BYOG is a Charleston, South Carolina-based quintet that first formed in 2011, then reformed in 2013. Since then, they have offered a thinking man’s, groove-centered interpretation of rock and roll and jam with varied influences ranging from the Talking Heads to the Band to the Allman Brothers. BYOG released the 7-track “Out of the Dark” in 2013 after recording sessions at Arlyn Studios in Austin, Texas. The band features Blake Zahnd on vocals and guitar, Phil Pasquini on keys and organ, David Buck on lead guitar and vocals, John Wienand on bass, and JP Treadaway on drums, percussion and vocals. In crafting their sound and exploring different musical moods, one will find these 7 tracks to be a collection of lyrically driven tracks embellished by enthusiastic guitar flourishes, excited runs on the keys, and well-delivered, intelligent lyrics.

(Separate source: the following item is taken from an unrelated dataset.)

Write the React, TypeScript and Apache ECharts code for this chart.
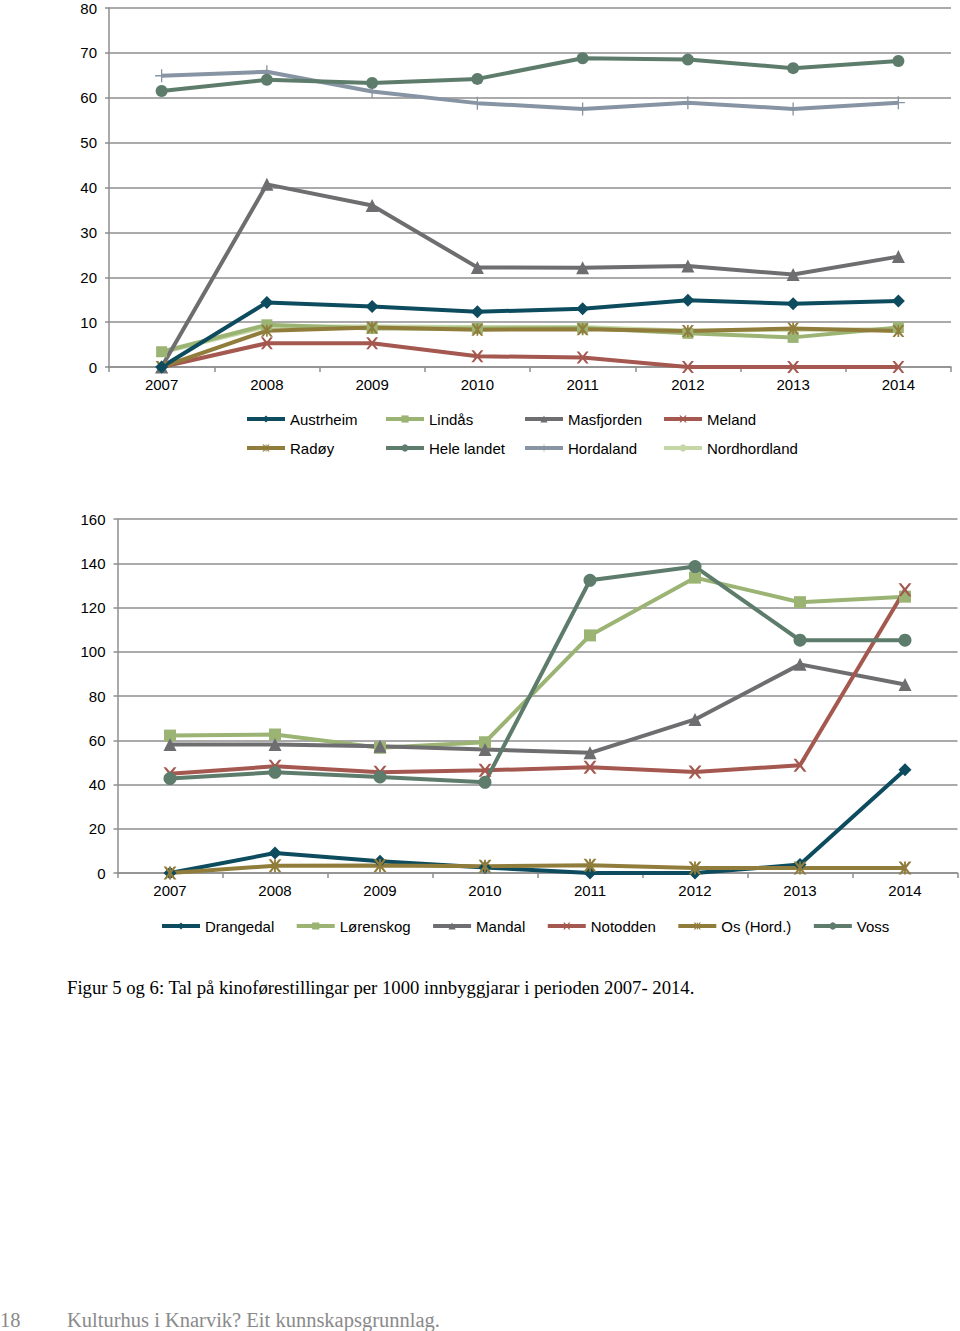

“Lefty Lucy” begins as a light jaunt, with measured guitar and honey-dripped keys, offering an ambling shuffle. The track changes gears halfway through, becoming an inspired gallop with guitar as a spirited counterpoint. The second track, “Silver Teeth,” serves up a soulful blend, first with measured keys and spirited harmonies before coalescing under jovial segments of guitar and keys. “Satisfied Alone” strikes a thoughtful pose, nicely framed with guitar, searching lyrics, and Pasquini’s confident work on keys. The fourth track, “The Cost” has a warm, robust quality, featuring excellent interplay from David Buck’s lead guitar and Pasquini with Blake Zahnd offering engaging vocals as well. Zahnd’s “Stone Rodeo” strikes a meditative, thoughtful stance, offering a layered, moody composition that gives David Buck’s guitar room to shine as well. “Shattered Wheel” offers a nice platform for Buck’s guitar, Pasquini’s keys and soulful vocal delivery from Blake Zahnd as well. The album closes with “Renaissance Man,” a winsome, wistful track that invokes a nostalgic spirit with its lyrics and guitar.
The seven tracks of “Out of the Dark” invoke the spirit of the highway, a sense of hope that is tempered with a sense of matter-of-fact wisdom, and even with just a twinge of loneliness. The tracks vary in mood and presentation, and offer a reflective side as well. Life can be bittersweet; full of twists and turns, and these are things that teach us as human in the experience we call life. Underneath these somewhat higher aiming sentiments, the album is characterized musically by excellent guitar and keys, confident musical arrangements based in rhythm, blues, rock, and jam as well. The overall picture offers lots of facets to chew on, and the new listener will find themselves thinking in reflection, while also tapping their toes in appreciation.